## Exercise details
Give the number of lines in the listing below that include the word "React", with nothing more.

* start *

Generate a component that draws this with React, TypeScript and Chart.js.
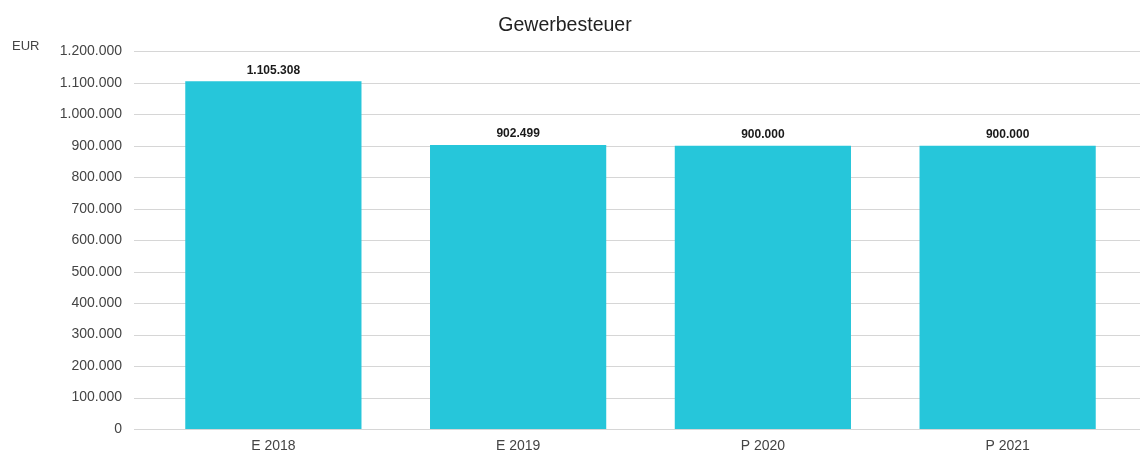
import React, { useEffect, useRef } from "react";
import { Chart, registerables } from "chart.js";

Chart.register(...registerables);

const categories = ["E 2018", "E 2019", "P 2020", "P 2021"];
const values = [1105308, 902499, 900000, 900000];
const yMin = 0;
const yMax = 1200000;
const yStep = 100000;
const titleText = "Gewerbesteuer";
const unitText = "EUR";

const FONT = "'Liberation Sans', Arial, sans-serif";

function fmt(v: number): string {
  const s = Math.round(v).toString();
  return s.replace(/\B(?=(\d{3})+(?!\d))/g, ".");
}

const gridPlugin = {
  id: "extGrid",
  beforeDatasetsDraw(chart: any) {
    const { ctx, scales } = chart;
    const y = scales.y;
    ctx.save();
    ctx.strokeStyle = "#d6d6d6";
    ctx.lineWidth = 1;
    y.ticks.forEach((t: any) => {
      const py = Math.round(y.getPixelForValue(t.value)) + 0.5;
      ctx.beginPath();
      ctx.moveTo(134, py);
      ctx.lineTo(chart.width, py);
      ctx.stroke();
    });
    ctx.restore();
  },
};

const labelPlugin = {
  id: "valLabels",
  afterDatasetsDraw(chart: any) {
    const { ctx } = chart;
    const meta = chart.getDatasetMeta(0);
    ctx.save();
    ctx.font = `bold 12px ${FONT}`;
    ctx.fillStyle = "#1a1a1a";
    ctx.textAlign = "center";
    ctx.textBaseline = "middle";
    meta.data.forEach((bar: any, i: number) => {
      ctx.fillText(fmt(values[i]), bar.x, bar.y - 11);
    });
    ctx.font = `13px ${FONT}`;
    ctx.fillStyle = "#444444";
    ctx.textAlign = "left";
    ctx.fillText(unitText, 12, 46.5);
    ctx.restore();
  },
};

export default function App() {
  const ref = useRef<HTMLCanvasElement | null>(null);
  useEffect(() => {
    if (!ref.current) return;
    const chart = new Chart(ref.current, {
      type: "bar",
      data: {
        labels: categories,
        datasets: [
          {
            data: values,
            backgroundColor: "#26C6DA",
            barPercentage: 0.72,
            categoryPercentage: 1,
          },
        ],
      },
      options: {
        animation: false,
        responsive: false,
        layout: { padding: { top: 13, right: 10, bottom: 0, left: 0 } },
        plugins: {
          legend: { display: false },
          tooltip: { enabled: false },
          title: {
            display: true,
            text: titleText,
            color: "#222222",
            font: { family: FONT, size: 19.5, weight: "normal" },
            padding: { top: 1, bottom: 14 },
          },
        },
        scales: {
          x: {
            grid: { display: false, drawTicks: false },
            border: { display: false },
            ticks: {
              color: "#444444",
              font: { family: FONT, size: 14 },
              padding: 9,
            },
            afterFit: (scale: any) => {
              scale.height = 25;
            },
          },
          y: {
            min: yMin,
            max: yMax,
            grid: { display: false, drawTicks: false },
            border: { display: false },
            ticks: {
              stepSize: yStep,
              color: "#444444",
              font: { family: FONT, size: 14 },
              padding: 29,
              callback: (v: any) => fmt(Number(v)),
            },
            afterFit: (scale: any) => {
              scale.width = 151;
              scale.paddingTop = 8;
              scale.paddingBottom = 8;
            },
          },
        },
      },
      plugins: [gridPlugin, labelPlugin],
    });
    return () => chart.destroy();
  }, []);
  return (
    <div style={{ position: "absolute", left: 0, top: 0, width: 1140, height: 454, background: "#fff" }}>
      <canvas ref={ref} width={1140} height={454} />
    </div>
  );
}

* end *

## Result of the task
2